One of our Technology customers recently migrated to a new AT&T WAN offering called AT&T Switched Ethernet – Network on Demand (ASE NoD). This is the most recent evolution of their metro Ethernet service with the addition of long-distance layer 2 connections.

What makes this "network on demand" is the ability to change bandwidth as needed through a web portal up to the physical Ethernet hand-off limit, typically 10Mb/s, 100mb/s, or 1Gb/s. The default rate for each of this customer's location was set to 20, 50, or 100Mb/s.

Since this is a relatively new product we had several Gotcha's in the implementation:

  • The customer ordered 1Gb/s hand-offs delivered over single-mode fiber. This required new optics or media converters for sites with routers that had only UTP connections. We later learned that AT&T can provide the 1Gb/s hand-off using multi-mode fiber or UTP connections. Changing from single-mode would have required modifying the order and delaying the implementation, so we stayed with what was ordered.
  • The actual bandwidth for billing is based on the Committed Information Data (CID) rate.

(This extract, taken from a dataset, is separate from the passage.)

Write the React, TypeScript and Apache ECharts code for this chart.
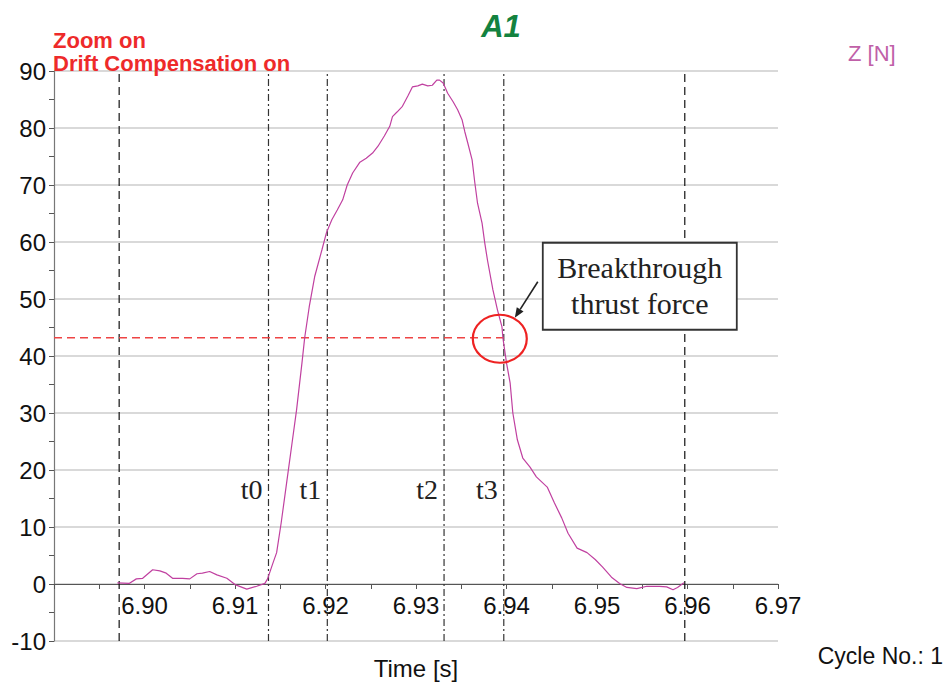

Initially this was set to 20Mb/s for most sites, which matched the price quoted by AT&T. We wanted to increase the bandwidth for one location but the portal did not allow any changes above the default CID. After several calls to AT&T we discovered there was a internal maximum set at 20Mb/s.  We had them change the maximum to the hand-off speed of 1Gb/s to fix this problem.
  • After fixing the issue above, the Ethernet Virtual Channel (EVC) for each site changed to 1Mb/s, but thankfully only in the portal. The actual EVC did not change. It took another series of calls with AT&T to fix this issue.